3,990 reviews33 followers
August 29, 2022
If you are a Disney fan and also into learning more about nature than this book may be a good starter book for you. And being a Disney fan is rather loose since only the two first pages mention the characters from the Disney film while it is done as an introduction where Grandmother Willow and Pocahontas are talking about what the best parts of the forest, which then leads to how important trees are.

The majority of this nature guide is actually dedicated to learning about trees more so than the animals thus the reader is first introduced to important trees that featured in the lives of the Native Americans followed by a breakdown of tree anatomy if you will. The book is interspersed with other facts between the pages such as a snowflake guide, birds, tracks and who's hiding on the forest floor although any mention of forest animals such as deer, opossums, etc. are left out.

Disney's Pocahontas Nature Guide ends with a brief look into how we use trees nowadays and what can be done to help their future as well as that they are a renewable resource if left alone. Finally the book ends with a spread that provides the reader with hiking tips if they should desire to want to get out to explore nearby forests for themselves.
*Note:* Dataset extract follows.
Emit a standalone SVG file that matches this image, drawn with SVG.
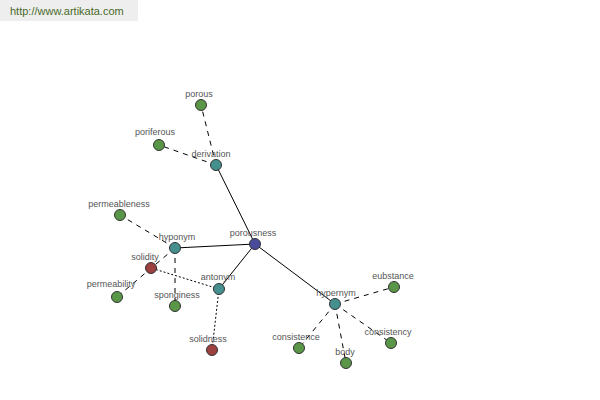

The illustrations are basic sepia-like sketches that are detailed and informative when used as models. Others include illustrations of what certain Native American homes and/or activities may have looked like such as a totem, a bark lodge or a mask carved into a basswood just to name a few. And there is one darker shaded illustration that is based on Disney's Grandmother Willow at the start of the book.

Although using a Disney character to sell the book and then depriving the reader of any actual inclusivity of those characters it actually does make for a pretty good book to be included in any science library or curriculum that is exploring trees. As such I would recommend it for the scientific facts instead of the Disney brand while hoping that a read of this may encourage younger readers to become more interested in the natural world around them.